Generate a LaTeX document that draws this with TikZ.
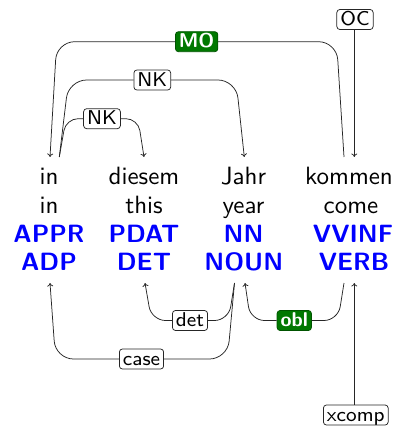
\documentclass[tikz,border=0pt]{standalone}
\usepackage{graphicx}
\usetikzlibrary{arrows.meta,calc}
\definecolor{lblgreen}{RGB}{0,120,0}
\newcommand{\wtext}[1]{\scalebox{2.5}{\fontsize{10}{12}\selectfont\sffamily #1}}
\newcommand{\ptext}[1]{\scalebox{2.5}{\fontsize{10}{12}\selectfont\sffamily\bfseries #1}}
\newcommand{\ltext}[1]{\scalebox{2.5}{\fontsize{8}{9}\selectfont\sffamily #1}}
\newcommand{\gtext}[1]{\scalebox{2.5}{\fontsize{8}{9}\selectfont\sffamily\bfseries #1}}
\tikzset{
  word/.style={anchor=base,inner sep=0pt},
  postag/.style={word,text=blue},
  dep/.style={draw=black!85,line width=0.75pt,rounded corners=18pt,-{To[length=3.5pt,width=6pt]}},
  depline/.style={draw=black!85,line width=0.75pt,rounded corners=18pt},
  lbl/.style={draw=black!85,line width=0.75pt,fill=white,rounded corners=3pt,inner xsep=3.5pt,inner ysep=0pt,
    text height=16pt,text depth=3.6pt,minimum height=20pt},
  glbl/.style={lbl,draw=lblgreen!70!black,fill=lblgreen,text=white}
}
\begin{document}
\begin{tikzpicture}[x=1pt,y=-1pt]
\useasboundingbox (0,0) rectangle (409,430);
% words
\node[word] (w1a) at (49,184.5) {\wtext{in}};
\node[word] (w2a) at (144,184.5) {\wtext{diesem}};
\node[word] (w3a) at (243.5,184.5) {\wtext{Jahr}};
\node[word] (w4a) at (349,184.5) {\wtext{kommen}};
\node[word] (w1b) at (49,213) {\wtext{in}};
\node[word] (w2b) at (144,213) {\wtext{this}};
\node[word] (w3b) at (243.5,213) {\wtext{year}};
\node[word] (w4b) at (351,213) {\wtext{come}};
\node[postag] (w1c) at (49,242) {\ptext{APPR}};
\node[postag] (w2c) at (144,242) {\ptext{PDAT}};
\node[postag] (w3c) at (243.5,242) {\ptext{NN}};
\node[postag] (w4c) at (353,242) {\ptext{VVINF}};
\node[postag] (w1d) at (49,270) {\ptext{ADP}};
\node[postag] (w2d) at (144,270) {\ptext{DET}};
\node[postag] (w3d) at (243.8,270) {\ptext{NOUN}};
\node[postag] (w4d) at (354,270) {\ptext{VERB}};
% top anchors
\coordinate (t1in) at (50,157);
\coordinate (t1out) at (59.3,157);
\coordinate (t2in) at (144,157);
\coordinate (t3in) at (244.3,157);
\coordinate (t4out) at (344,157);
\coordinate (t4in) at (354.3,157);
% bottom anchors
\coordinate (b1in) at (50,283);
\coordinate (b2in) at (145,283);
\coordinate (b3out) at (234.5,283);
\coordinate (b3in) at (245,283);
\coordinate (b4out) at (344,283);
\coordinate (b4in) at (354.3,283);
% corners
\coordinate (moR) at (336.6,41.7);
\coordinate (moL) at (56.7,41.7);
\coordinate (nk1L) at (68.6,80);
\coordinate (nk1R) at (236,80);
\coordinate (nk2L) at (66,118.7);
\coordinate (nk2R) at (138,118.7);
\coordinate (detR) at (228.5,320.5);
\coordinate (detL) at (151.5,320.5);
\coordinate (caseR) at (227.5,359);
\coordinate (caseL) at (55.5,359);
\coordinate (oblR) at (338,320.5);
\coordinate (oblL) at (250.5,320.5);
% labels
\node[glbl] (lmo) at ($(moL)!0.5!(moR)$) {\gtext{MO}};
\node[lbl] (lnk1) at ($(nk1L)!0.5!(nk1R)$) {\ltext{NK}};
\node[lbl] (lnk2) at ($(nk2L)!0.5!(nk2R)$) {\ltext{NK}};
\node[lbl] (loc) at (355,19.5) {\ltext{OC}};
\node[lbl] (ldet) at ($(detL)!0.5!(detR)$) {\ltext{det}};
\node[lbl] (lcase) at ($(caseL)!0.5!(caseR)$) {\ltext{case}};
\node[glbl] (lobl) at ($(oblL)!0.5!(oblR)$) {\gtext{obl}};
\node[lbl] (lxcomp) at (355.8,415) {\ltext{xcomp}};
% connectors
\draw[depline] (t4out) -- (moR) -- (lmo.east);
\draw[dep] (lmo.west) -- (moL) -- (t1in);
\draw[depline] (t1out) -- (nk1L) -- (lnk1.west);
\draw[dep] (lnk1.east) -- (nk1R) -- (t3in);
\draw[depline,rounded corners=12pt] (t1out) -- (nk2L) -- (lnk2.west);
\draw[dep,rounded corners=12pt] (lnk2.east) -- (nk2R) -- (t2in);
\draw[dep] (loc.south -| t4in) -- (t4in);
\draw[depline,rounded corners=14pt] (b3out) -- (detR) -- (ldet.east);
\draw[dep,rounded corners=14pt] (ldet.west) -- (detL) -- (b2in);
\draw[depline] (b3out) -- (caseR) -- (lcase.east);
\draw[dep] (lcase.west) -- (caseL) -- (b1in);
\draw[depline,rounded corners=14pt] (b4out) -- (oblR) -- (lobl.east);
\draw[dep,rounded corners=14pt] (lobl.west) -- (oblL) -- (b3in);
\draw[dep] (lxcomp.north -| b4in) -- (b4in);
\end{tikzpicture}
\end{document}
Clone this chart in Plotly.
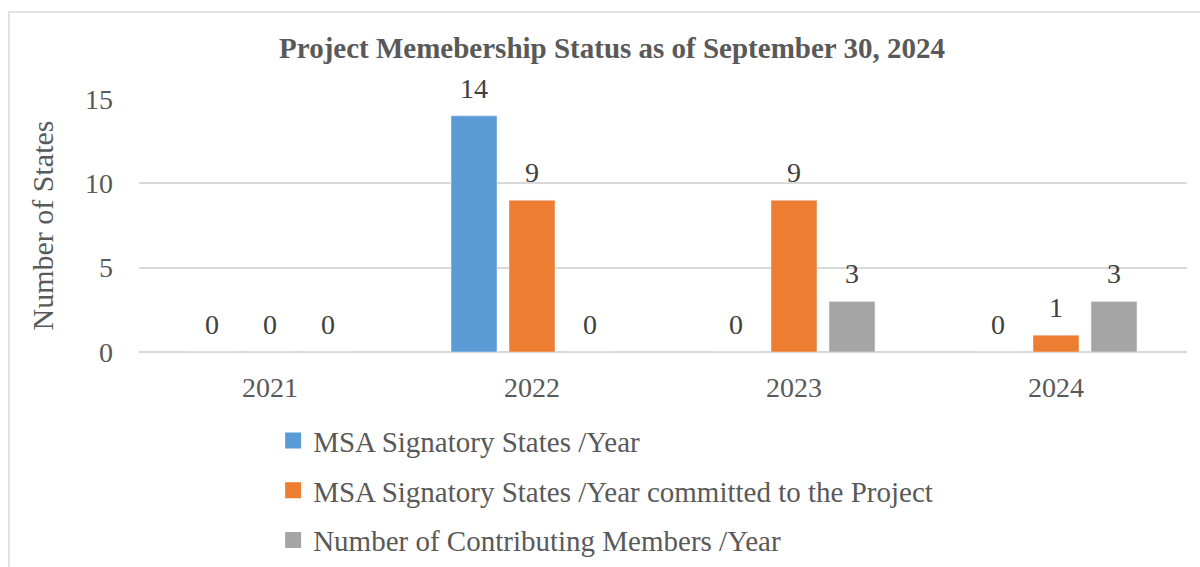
import plotly.graph_objects as go

years = ["2021", "2022", "2023", "2024"]
msa_signatory = [0, 14, 0, 0]
msa_committed = [0, 9, 9, 1]
contributing = [0, 0, 3, 3]

series_names = [
    "MSA Signatory States /Year",
    "MSA Signatory States /Year committed to the Project",
    "Number of Contributing Members /Year",
]
colors = ["#5B9BD5", "#ED7D31", "#A5A5A5"]
FONT = "Liberation Serif, Times New Roman, serif"
series_values = [msa_signatory, msa_committed, contributing]

fig = go.Figure()
for i, (name, vals, col) in enumerate(zip(series_names, series_values, colors)):
    fig.add_trace(go.Bar(
        x=years, y=vals, name=name, marker_color=col,
        showlegend=False, hoverinfo="x+y+name",
    ))
# legend entries with larger square swatches
for i, (name, col) in enumerate(zip(series_names, colors)):
    fig.add_trace(go.Scatter(
        x=[years[0]], y=[None], mode="markers", name=name,
        marker=dict(symbol="square", size=17, color=col),
        legendgroup=f"g{i}", showlegend=True, hoverinfo="skip",
    ))

# value labels above each bar (x given as category index on the category axis)
slot_px = 58
annotations = []
for i, vals in enumerate(series_values):
    for k, v in enumerate(vals):
        annotations.append(dict(
            x=k, y=v, xref="x", yref="y", text=str(v), showarrow=False,
            xshift=(i - 1) * slot_px, yanchor="bottom", yshift=10,
            font=dict(family=FONT, size=28, color="#404040"),
        ))

fig.update_layout(
    width=1200, height=567,
    margin=dict(l=139, r=13, t=99, b=215, autoexpand=False),
    paper_bgcolor="white", plot_bgcolor="white",
    barmode="group", bargap=0.336, bargroupgap=0.207,
    font=dict(family=FONT, color="#595959", size=28),
    title=dict(
        text="<b>Project Memebership Status as of September 30, 2024</b>",
        x=0.51, xanchor="center", y=1 - 48 / 567, yanchor="middle",
        font=dict(family=FONT, size=29, color="#595959"),
    ),
    showlegend=True,
    legend=dict(
        orientation="v", x=0.128, xanchor="left", y=-0.25, yanchor="top",
        font=dict(family=FONT, size=29, color="#595959"),
        tracegroupgap=9, bgcolor="rgba(0,0,0,0)", itemsizing="trace",
    ),
    xaxis=dict(
        type="category", categoryorder="array", categoryarray=years,
        range=[-0.5, len(years) - 0.5],
        showgrid=False, showline=False, ticks="", automargin=False,
        tickfont=dict(family=FONT, size=28, color="#595959"),
        ticklabelstandoff=16,
    ),
    yaxis=dict(
        range=[0, 15], tickvals=[0, 5, 10, 15], showgrid=True, automargin=False,
        gridcolor="#D9D9D9", gridwidth=1.5, zeroline=True, zerolinecolor="#D9D9D9",
        zerolinewidth=1.5, showline=False, ticks="",
        tickfont=dict(family=FONT, size=28, color="#595959"),
        ticklabelstandoff=25,
        title=dict(text="Number of States", standoff=22,
                   font=dict(family=FONT, size=30, color="#595959")),
    ),
    annotations=annotations,
    shapes=[dict(
        type="rect", xref="paper", yref="paper",
        x0=(9 - 139) / 1048, x1=1.05, y0=-1.0, y1=(352 - 12) / 253,
        line=dict(color="#D9D9D9", width=1.5), fillcolor="rgba(0,0,0,0)", layer="below",
    )],
)

fig.write_html("out.html", config={"displayModeBar": False},
               post_script="document.body.style.margin='0';")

• • •

Gather up, from the records above, each line where the word "with" appears.

Generate a LaTeX document that draws this with TikZ.
# legend entries with larger square swatches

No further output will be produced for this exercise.